| GIVEN PROBLEM |
Copy only what lies from the line containing "Give me the TikZ source for this diagram." through the line containing "(155,287) -- (155,315);" in the entries below, keeping both end lines exact and dropping every picture.
************
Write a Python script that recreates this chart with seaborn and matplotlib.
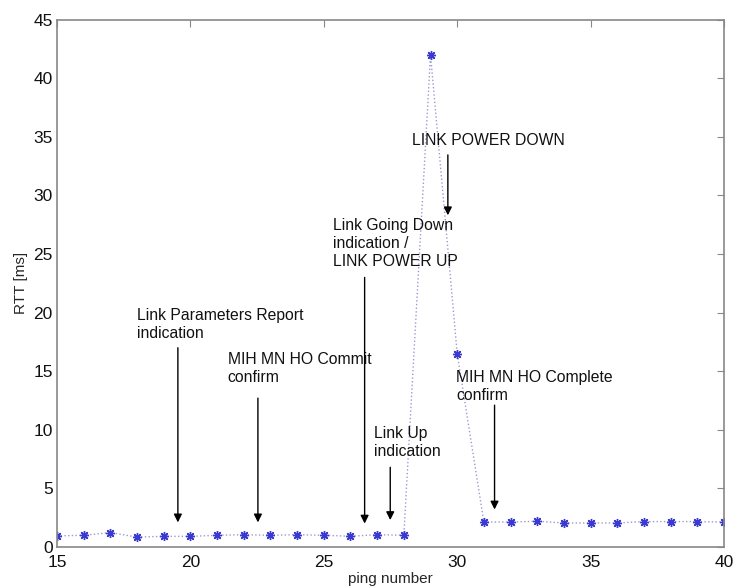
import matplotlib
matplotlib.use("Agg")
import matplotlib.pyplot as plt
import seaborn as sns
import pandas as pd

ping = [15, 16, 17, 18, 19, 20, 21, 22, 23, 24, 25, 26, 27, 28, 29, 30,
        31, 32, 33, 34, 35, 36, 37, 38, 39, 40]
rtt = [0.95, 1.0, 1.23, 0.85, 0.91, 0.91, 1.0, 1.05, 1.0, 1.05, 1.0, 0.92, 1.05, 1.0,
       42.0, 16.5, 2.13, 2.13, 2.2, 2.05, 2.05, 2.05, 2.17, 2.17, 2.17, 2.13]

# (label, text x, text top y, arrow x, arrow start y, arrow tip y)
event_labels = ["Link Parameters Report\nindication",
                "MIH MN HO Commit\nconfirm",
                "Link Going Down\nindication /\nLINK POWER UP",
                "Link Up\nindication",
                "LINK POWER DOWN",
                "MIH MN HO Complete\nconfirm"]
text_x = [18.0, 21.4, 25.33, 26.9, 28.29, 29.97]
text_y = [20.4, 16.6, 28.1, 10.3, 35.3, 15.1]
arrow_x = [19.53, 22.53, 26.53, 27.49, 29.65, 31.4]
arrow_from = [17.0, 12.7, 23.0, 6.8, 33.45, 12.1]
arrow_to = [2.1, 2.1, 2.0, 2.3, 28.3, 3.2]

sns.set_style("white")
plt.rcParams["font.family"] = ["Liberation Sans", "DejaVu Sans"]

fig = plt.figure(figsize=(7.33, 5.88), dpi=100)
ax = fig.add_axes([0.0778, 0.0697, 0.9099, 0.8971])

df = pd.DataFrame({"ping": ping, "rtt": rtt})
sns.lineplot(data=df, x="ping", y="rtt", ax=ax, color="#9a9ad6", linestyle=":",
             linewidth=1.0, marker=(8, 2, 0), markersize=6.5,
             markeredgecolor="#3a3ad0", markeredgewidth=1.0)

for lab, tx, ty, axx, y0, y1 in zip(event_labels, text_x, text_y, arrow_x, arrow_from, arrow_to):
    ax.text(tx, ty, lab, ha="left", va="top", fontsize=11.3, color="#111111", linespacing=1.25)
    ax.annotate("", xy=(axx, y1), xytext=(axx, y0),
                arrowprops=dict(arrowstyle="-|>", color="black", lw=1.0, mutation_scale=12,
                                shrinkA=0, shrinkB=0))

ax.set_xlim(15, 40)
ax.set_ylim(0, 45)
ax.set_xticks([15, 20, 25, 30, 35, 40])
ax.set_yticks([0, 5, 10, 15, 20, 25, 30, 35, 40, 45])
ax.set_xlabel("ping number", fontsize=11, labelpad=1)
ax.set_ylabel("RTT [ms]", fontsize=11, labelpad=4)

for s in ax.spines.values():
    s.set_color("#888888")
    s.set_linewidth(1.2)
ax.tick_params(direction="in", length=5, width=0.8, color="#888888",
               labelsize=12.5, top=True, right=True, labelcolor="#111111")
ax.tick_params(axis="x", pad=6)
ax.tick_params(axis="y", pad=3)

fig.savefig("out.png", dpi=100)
************
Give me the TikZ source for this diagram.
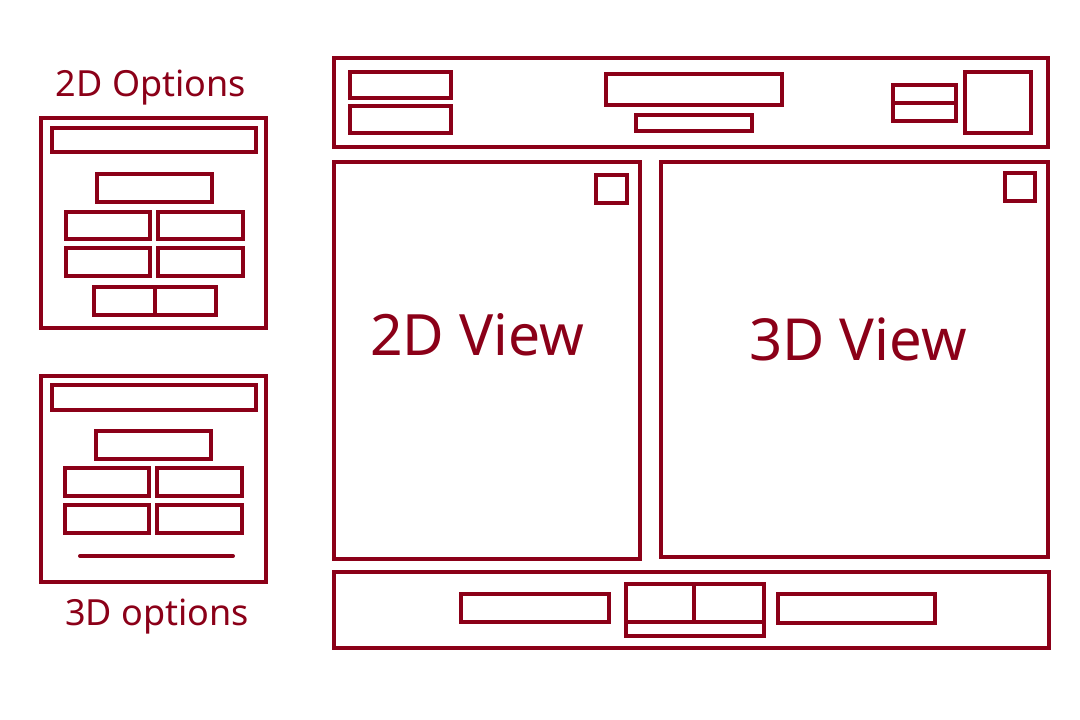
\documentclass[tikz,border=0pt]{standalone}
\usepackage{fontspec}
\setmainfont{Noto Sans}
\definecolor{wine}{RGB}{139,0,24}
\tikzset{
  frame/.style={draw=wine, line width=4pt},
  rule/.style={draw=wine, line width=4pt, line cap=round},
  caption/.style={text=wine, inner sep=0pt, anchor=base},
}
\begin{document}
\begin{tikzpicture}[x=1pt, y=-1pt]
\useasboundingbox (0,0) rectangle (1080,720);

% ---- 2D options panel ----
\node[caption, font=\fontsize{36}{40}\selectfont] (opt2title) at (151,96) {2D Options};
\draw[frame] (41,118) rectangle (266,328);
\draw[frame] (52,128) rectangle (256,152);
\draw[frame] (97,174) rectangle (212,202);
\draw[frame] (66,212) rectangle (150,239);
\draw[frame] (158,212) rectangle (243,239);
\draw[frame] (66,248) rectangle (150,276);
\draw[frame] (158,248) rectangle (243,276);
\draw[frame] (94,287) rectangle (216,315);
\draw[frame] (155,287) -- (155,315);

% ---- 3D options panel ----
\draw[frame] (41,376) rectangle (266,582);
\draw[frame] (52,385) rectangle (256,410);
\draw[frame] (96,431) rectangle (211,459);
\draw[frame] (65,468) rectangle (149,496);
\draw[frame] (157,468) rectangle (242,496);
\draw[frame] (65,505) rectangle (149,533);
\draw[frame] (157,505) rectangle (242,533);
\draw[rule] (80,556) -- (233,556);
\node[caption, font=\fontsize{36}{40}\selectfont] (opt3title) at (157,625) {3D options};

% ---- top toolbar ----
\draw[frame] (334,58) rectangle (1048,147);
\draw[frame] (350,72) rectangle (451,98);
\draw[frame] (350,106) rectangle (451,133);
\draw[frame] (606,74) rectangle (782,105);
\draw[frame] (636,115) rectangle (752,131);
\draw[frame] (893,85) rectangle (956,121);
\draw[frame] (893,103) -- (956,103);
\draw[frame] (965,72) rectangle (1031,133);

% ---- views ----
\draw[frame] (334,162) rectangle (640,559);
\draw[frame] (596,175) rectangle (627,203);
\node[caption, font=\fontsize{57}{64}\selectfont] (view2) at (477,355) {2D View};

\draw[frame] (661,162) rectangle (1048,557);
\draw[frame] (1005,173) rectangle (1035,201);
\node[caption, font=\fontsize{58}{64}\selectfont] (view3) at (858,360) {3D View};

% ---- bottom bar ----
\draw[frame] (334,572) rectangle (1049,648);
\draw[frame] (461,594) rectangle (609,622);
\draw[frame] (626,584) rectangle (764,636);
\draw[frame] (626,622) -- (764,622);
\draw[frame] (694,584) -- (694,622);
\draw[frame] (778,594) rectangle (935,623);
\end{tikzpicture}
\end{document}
************
| CORRECT OUTPUT |
Give me the TikZ source for this diagram.
\documentclass[tikz,border=0pt]{standalone}
\usepackage{fontspec}
\setmainfont{Noto Sans}
\definecolor{wine}{RGB}{139,0,24}
\tikzset{
  frame/.style={draw=wine, line width=4pt},
  rule/.style={draw=wine, line width=4pt, line cap=round},
  caption/.style={text=wine, inner sep=0pt, anchor=base},
}
\begin{document}
\begin{tikzpicture}[x=1pt, y=-1pt]
\useasboundingbox (0,0) rectangle (1080,720);

% ---- 2D options panel ----
\node[caption, font=\fontsize{36}{40}\selectfont] (opt2title) at (151,96) {2D Options};
\draw[frame] (41,118) rectangle (266,328);
\draw[frame] (52,128) rectangle (256,152);
\draw[frame] (97,174) rectangle (212,202);
\draw[frame] (66,212) rectangle (150,239);
\draw[frame] (158,212) rectangle (243,239);
\draw[frame] (66,248) rectangle (150,276);
\draw[frame] (158,248) rectangle (243,276);
\draw[frame] (94,287) rectangle (216,315);
\draw[frame] (155,287) -- (155,315);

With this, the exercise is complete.